Scan the listing and work out how many lines contain the word "matplotlib". Nothing but the number should be given.

◆ Given data ◆
-------

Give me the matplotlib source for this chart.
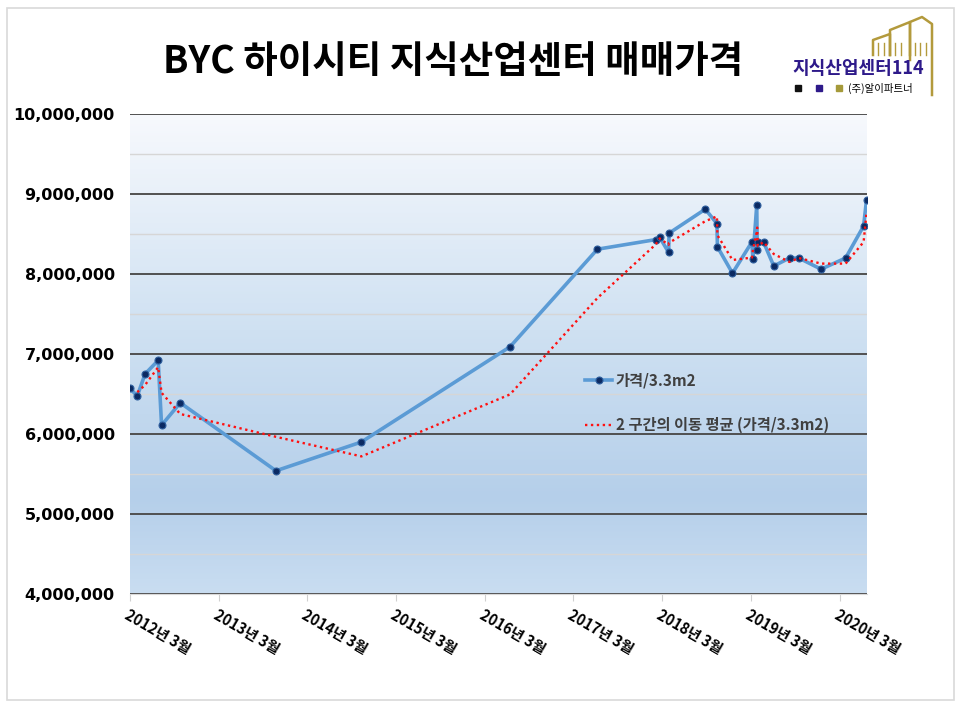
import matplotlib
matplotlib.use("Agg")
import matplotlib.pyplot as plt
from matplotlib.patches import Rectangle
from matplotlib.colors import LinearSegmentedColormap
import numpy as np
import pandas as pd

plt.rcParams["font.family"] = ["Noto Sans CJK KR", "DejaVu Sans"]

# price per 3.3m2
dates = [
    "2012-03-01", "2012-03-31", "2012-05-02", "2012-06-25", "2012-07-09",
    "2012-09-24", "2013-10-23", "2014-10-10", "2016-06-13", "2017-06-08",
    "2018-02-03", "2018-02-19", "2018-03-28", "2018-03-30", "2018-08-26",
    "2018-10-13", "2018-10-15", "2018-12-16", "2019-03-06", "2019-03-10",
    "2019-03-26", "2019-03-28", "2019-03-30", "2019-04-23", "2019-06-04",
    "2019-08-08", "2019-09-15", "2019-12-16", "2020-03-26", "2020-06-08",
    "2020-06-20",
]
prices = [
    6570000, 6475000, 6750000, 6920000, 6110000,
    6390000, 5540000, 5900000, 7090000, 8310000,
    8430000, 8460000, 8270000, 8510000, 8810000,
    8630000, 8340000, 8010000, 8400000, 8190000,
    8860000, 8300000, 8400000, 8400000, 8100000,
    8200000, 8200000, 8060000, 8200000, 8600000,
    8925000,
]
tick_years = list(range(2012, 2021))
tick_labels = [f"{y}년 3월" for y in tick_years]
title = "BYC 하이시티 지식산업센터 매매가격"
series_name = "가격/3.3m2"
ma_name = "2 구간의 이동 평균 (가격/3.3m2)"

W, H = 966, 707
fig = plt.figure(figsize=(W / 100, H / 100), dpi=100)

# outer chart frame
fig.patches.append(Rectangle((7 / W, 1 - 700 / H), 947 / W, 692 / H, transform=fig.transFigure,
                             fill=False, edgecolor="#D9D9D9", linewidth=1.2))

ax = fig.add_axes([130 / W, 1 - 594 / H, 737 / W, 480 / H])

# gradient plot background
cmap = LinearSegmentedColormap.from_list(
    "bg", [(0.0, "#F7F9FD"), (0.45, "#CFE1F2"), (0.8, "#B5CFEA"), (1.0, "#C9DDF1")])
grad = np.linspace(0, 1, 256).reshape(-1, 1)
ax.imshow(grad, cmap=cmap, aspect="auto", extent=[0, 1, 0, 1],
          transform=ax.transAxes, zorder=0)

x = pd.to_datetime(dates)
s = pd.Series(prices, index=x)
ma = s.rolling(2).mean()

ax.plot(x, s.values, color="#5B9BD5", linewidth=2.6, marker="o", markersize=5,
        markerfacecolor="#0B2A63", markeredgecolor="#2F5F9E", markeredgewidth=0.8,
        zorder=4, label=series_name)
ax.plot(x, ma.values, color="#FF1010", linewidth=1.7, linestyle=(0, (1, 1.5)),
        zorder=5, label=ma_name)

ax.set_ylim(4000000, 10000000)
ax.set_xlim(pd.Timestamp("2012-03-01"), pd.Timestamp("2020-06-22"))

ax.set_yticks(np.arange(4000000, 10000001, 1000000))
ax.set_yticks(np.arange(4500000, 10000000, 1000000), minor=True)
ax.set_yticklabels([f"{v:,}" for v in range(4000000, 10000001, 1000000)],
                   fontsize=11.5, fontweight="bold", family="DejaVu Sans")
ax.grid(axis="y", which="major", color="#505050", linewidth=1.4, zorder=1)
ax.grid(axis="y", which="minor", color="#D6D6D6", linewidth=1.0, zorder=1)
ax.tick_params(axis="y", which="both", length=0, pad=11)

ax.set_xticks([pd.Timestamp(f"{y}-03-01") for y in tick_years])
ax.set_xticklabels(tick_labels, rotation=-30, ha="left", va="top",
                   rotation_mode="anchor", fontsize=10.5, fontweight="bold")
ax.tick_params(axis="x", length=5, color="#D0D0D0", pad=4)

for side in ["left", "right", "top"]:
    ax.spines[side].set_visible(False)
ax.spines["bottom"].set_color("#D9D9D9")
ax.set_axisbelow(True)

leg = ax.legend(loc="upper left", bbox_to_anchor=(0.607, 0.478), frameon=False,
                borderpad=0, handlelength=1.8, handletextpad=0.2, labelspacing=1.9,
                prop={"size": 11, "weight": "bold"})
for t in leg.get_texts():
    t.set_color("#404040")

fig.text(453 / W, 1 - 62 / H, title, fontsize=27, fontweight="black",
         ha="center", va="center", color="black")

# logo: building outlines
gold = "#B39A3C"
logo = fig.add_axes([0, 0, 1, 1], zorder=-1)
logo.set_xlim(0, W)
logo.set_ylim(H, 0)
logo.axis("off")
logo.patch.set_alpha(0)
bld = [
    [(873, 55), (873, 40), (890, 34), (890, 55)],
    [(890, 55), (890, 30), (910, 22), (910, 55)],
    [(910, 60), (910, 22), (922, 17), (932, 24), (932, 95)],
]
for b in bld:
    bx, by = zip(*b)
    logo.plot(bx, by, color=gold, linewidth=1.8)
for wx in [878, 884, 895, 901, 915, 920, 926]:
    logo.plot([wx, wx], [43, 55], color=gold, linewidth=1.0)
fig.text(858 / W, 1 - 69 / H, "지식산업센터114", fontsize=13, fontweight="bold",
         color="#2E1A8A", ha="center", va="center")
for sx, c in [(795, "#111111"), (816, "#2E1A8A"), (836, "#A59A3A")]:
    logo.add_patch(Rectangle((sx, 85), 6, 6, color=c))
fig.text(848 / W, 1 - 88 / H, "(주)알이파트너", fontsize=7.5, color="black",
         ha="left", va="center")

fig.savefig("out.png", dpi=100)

-------

◆ Full output ◆
6